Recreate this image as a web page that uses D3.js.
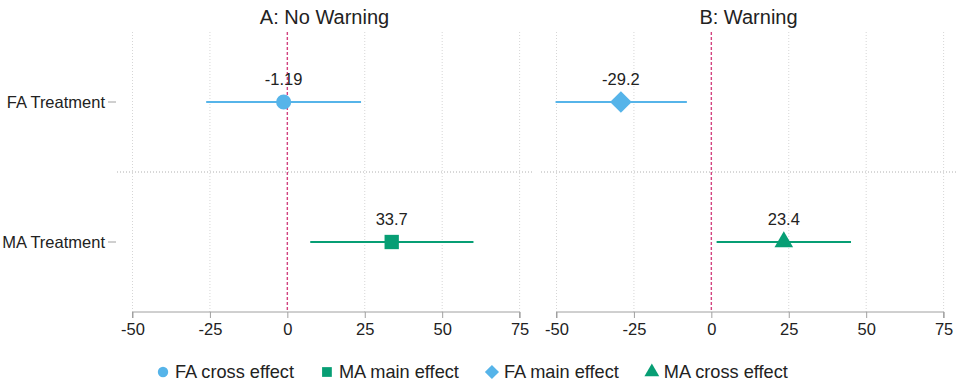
<!DOCTYPE html>
<html>
<head>
<meta charset="utf-8">
<script src="https://cdn.jsdelivr.net/npm/d3@7"></script>
<style>
  html, body { margin: 0; padding: 0; background: #fff; }
  svg { display: block; font-family: "Liberation Sans", Arial, Helvetica, sans-serif; }
</style>
</head>
<body>
<svg id="chart" width="960" height="383"></svg>
<script>
// Coefficient plot: treatment effects with confidence intervals, two panels.
const panelTitles = ["A: No Warning", "B: Warning"];
const rowLabels = ["FA Treatment", "MA Treatment"];
const seriesNames = ["FA cross effect", "MA main effect", "FA main effect", "MA cross effect"];
const seriesPanel = [0, 0, 1, 1];
const seriesRow = [0, 1, 0, 1];
const estimates = [-1.19, 33.7, -29.2, 23.4];
const ciLow = [-26.2, 7.4, -50.3, 1.7];
const ciHigh = [23.8, 60.1, -7.9, 45.1];
const xTickValues = [-50, -25, 0, 25, 50, 75];

// Presentation
const seriesColors = ["#56B4E9", "#079E74", "#56B4E9", "#079E74"];
// the diamond is a square turned by 45 degrees
const seriesSymbols = [d3.symbolCircle, d3.symbolSquare, d3.symbolSquare, d3.symbolTriangle];
const seriesRotate = [0, 0, 45, 0];
const markerSizes = [180, 205, 235, 150];
const legendSizes = [85, 95, 100, 95];

const svg = d3.select("#chart");
const panelRanges = [[117, 532], [541, 956]];
const plotTop = 32, plotBottom = 312;
const xDomain = [-55, 79];

const y = d3.scaleBand().domain(rowLabels).range([plotTop, plotBottom]);

panelTitles.forEach((title, p) => {
  const x = d3.scaleLinear().domain(xDomain).range(panelRanges[p]);
  const g = svg.append("g");

  // vertical dotted gridlines (zero is drawn as the reference line)
  g.selectAll(".vgrid").data(xTickValues.filter(v => v !== 0)).join("line")
    .attr("x1", d => x(d)).attr("x2", d => x(d))
    .attr("y1", plotTop).attr("y2", plotBottom)
    .attr("stroke", "#d6d6d6").attr("stroke-width", 1)
    .attr("stroke-dasharray", "1,2");

  // dotted separator between the two rows
  g.append("line")
    .attr("x1", panelRanges[p][0]).attr("x2", panelRanges[p][1])
    .attr("y1", y(rowLabels[1])).attr("y2", y(rowLabels[1]))
    .attr("stroke", "#b0b0b0").attr("stroke-width", 1)
    .attr("stroke-dasharray", "1,2");

  // reference line at zero
  g.append("line")
    .attr("x1", x(0)).attr("x2", x(0))
    .attr("y1", plotTop).attr("y2", plotBottom)
    .attr("stroke", "#D2437F").attr("stroke-width", 1.4)
    .attr("stroke-dasharray", "3,2");

  // x axis
  const axis = d3.axisBottom(x).tickValues(xTickValues).tickSize(6).tickPadding(5)
    .tickFormat(d3.format("d"));
  const ax = g.append("g").attr("transform", `translate(0,${plotBottom})`).call(axis);
  ax.select(".domain")
    .attr("d", `M${x(xTickValues[0])},6V0H${x(xTickValues[xTickValues.length - 1])}V6`)
    .attr("stroke", "#a0a0a0");
  ax.selectAll(".tick line").attr("stroke", "#a0a0a0");
  ax.selectAll(".tick text").attr("font-size", 16.5).attr("fill", "#222")
    .attr("font-family", "Liberation Sans, Arial, sans-serif")
    .text(d => d < 0 ? "-" + Math.abs(d) : d);

  // panel title
  g.append("text")
    .attr("x", (panelRanges[p][0] + panelRanges[p][1]) / 2)
    .attr("y", 24)
    .attr("text-anchor", "middle")
    .attr("font-size", 20).attr("fill", "#222")
    .text(title);

  // series belonging to this panel
  const idx = d3.range(seriesNames.length).filter(i => seriesPanel[i] === p);
  idx.forEach(i => {
    const cy = y(rowLabels[seriesRow[i]]) + y.bandwidth() / 2;
    g.append("line")
      .attr("x1", x(ciLow[i])).attr("x2", x(ciHigh[i]))
      .attr("y1", cy).attr("y2", cy)
      .attr("stroke", seriesColors[i]).attr("stroke-width", 2);
    g.append("path")
      .attr("d", d3.symbol().type(seriesSymbols[i]).size(markerSizes[i])())
      .attr("transform", `translate(${x(estimates[i])},${cy}) rotate(${seriesRotate[i]})`)
      .attr("fill", seriesColors[i]);
    g.append("text")
      .attr("x", x(estimates[i])).attr("y", cy - 17)
      .attr("text-anchor", "middle")
      .attr("font-size", 16.5).attr("fill", "#222")
      .text(String(estimates[i]));
  });
});

// y axis (row labels) on the left panel
const yAxisG = svg.append("g");
rowLabels.forEach(r => {
  const cy = y(r) + y.bandwidth() / 2;
  yAxisG.append("line")
    .attr("x1", 108).attr("x2", 116).attr("y1", cy).attr("y2", cy)
    .attr("stroke", "#a0a0a0");
  yAxisG.append("text")
    .attr("x", 105).attr("y", cy).attr("dy", "0.35em")
    .attr("text-anchor", "end")
    .attr("font-size", 16.5).attr("fill", "#222")
    .text(r);
});

// legend
const legend = svg.append("g");
let cursor = 158;
const legendY = 372;
seriesNames.forEach((name, i) => {
  legend.append("path")
    .attr("d", d3.symbol().type(seriesSymbols[i]).size(legendSizes[i])())
    .attr("transform", `translate(${cursor + 5},${legendY}) rotate(${seriesRotate[i]})`)
    .attr("fill", seriesColors[i]);
  const t = legend.append("text")
    .attr("x", cursor + 17).attr("y", legendY).attr("dy", "0.35em")
    .attr("font-size", 18.2).attr("fill", "#222")
    .text(name);
  cursor += 17 + t.node().getComputedTextLength() + 28;
});
</script>
</body>
</html>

◆ WRITTEN EXERCISE ◆
Quote the data above in full and without alteration; skip the pictures.

◆ COMPLETE RESPONSE ◆
Recreate this image as a web page that uses D3.js.
<!DOCTYPE html>
<html>
<head>
<meta charset="utf-8">
<script src="https://cdn.jsdelivr.net/npm/d3@7"></script>
<style>
  html, body { margin: 0; padding: 0; background: #fff; }
  svg { display: block; font-family: "Liberation Sans", Arial, Helvetica, sans-serif; }
</style>
</head>
<body>
<svg id="chart" width="960" height="383"></svg>
<script>
// Coefficient plot: treatment effects with confidence intervals, two panels.
const panelTitles = ["A: No Warning", "B: Warning"];
const rowLabels = ["FA Treatment", "MA Treatment"];
const seriesNames = ["FA cross effect", "MA main effect", "FA main effect", "MA cross effect"];
const seriesPanel = [0, 0, 1, 1];
const seriesRow = [0, 1, 0, 1];
const estimates = [-1.19, 33.7, -29.2, 23.4];
const ciLow = [-26.2, 7.4, -50.3, 1.7];
const ciHigh = [23.8, 60.1, -7.9, 45.1];
const xTickValues = [-50, -25, 0, 25, 50, 75];

// Presentation
const seriesColors = ["#56B4E9", "#079E74", "#56B4E9", "#079E74"];
// the diamond is a square turned by 45 degrees
const seriesSymbols = [d3.symbolCircle, d3.symbolSquare, d3.symbolSquare, d3.symbolTriangle];
const seriesRotate = [0, 0, 45, 0];
const markerSizes = [180, 205, 235, 150];
const legendSizes = [85, 95, 100, 95];

const svg = d3.select("#chart");
const panelRanges = [[117, 532], [541, 956]];
const plotTop = 32, plotBottom = 312;
const xDomain = [-55, 79];

const y = d3.scaleBand().domain(rowLabels).range([plotTop, plotBottom]);

panelTitles.forEach((title, p) => {
  const x = d3.scaleLinear().domain(xDomain).range(panelRanges[p]);
  const g = svg.append("g");

  // vertical dotted gridlines (zero is drawn as the reference line)
  g.selectAll(".vgrid").data(xTickValues.filter(v => v !== 0)).join("line")
    .attr("x1", d => x(d)).attr("x2", d => x(d))
    .attr("y1", plotTop).attr("y2", plotBottom)
    .attr("stroke", "#d6d6d6").attr("stroke-width", 1)
    .attr("stroke-dasharray", "1,2");

  // dotted separator between the two rows
  g.append("line")
    .attr("x1", panelRanges[p][0]).attr("x2", panelRanges[p][1])
    .attr("y1", y(rowLabels[1])).attr("y2", y(rowLabels[1]))
    .attr("stroke", "#b0b0b0").attr("stroke-width", 1)
    .attr("stroke-dasharray", "1,2");

  // reference line at zero
  g.append("line")
    .attr("x1", x(0)).attr("x2", x(0))
    .attr("y1", plotTop).attr("y2", plotBottom)
    .attr("stroke", "#D2437F").attr("stroke-width", 1.4)
    .attr("stroke-dasharray", "3,2");

  // x axis
  const axis = d3.axisBottom(x).tickValues(xTickValues).tickSize(6).tickPadding(5)
    .tickFormat(d3.format("d"));
  const ax = g.append("g").attr("transform", `translate(0,${plotBottom})`).call(axis);
  ax.select(".domain")
    .attr("d", `M${x(xTickValues[0])},6V0H${x(xTickValues[xTickValues.length - 1])}V6`)
    .attr("stroke", "#a0a0a0");
  ax.selectAll(".tick line").attr("stroke", "#a0a0a0");
  ax.selectAll(".tick text").attr("font-size", 16.5).attr("fill", "#222")
    .attr("font-family", "Liberation Sans, Arial, sans-serif")
    .text(d => d < 0 ? "-" + Math.abs(d) : d);

  // panel title
  g.append("text")
    .attr("x", (panelRanges[p][0] + panelRanges[p][1]) / 2)
    .attr("y", 24)
    .attr("text-anchor", "middle")
    .attr("font-size", 20).attr("fill", "#222")
    .text(title);

  // series belonging to this panel
  const idx = d3.range(seriesNames.length).filter(i => seriesPanel[i] === p);
  idx.forEach(i => {
    const cy = y(rowLabels[seriesRow[i]]) + y.bandwidth() / 2;
    g.append("line")
      .attr("x1", x(ciLow[i])).attr("x2", x(ciHigh[i]))
      .attr("y1", cy).attr("y2", cy)
      .attr("stroke", seriesColors[i]).attr("stroke-width", 2);
    g.append("path")
      .attr("d", d3.symbol().type(seriesSymbols[i]).size(markerSizes[i])())
      .attr("transform", `translate(${x(estimates[i])},${cy}) rotate(${seriesRotate[i]})`)
      .attr("fill", seriesColors[i]);
    g.append("text")
      .attr("x", x(estimates[i])).attr("y", cy - 17)
      .attr("text-anchor", "middle")
      .attr("font-size", 16.5).attr("fill", "#222")
      .text(String(estimates[i]));
  });
});

// y axis (row labels) on the left panel
const yAxisG = svg.append("g");
rowLabels.forEach(r => {
  const cy = y(r) + y.bandwidth() / 2;
  yAxisG.append("line")
    .attr("x1", 108).attr("x2", 116).attr("y1", cy).attr("y2", cy)
    .attr("stroke", "#a0a0a0");
  yAxisG.append("text")
    .attr("x", 105).attr("y", cy).attr("dy", "0.35em")
    .attr("text-anchor", "end")
    .attr("font-size", 16.5).attr("fill", "#222")
    .text(r);
});

// legend
const legend = svg.append("g");
let cursor = 158;
const legendY = 372;
seriesNames.forEach((name, i) => {
  legend.append("path")
    .attr("d", d3.symbol().type(seriesSymbols[i]).size(legendSizes[i])())
    .attr("transform", `translate(${cursor + 5},${legendY}) rotate(${seriesRotate[i]})`)
    .attr("fill", seriesColors[i]);
  const t = legend.append("text")
    .attr("x", cursor + 17).attr("y", legendY).attr("dy", "0.35em")
    .attr("font-size", 18.2).attr("fill", "#222")
    .text(name);
  cursor += 17 + t.node().getComputedTextLength() + 28;
});
</script>
</body>
</html>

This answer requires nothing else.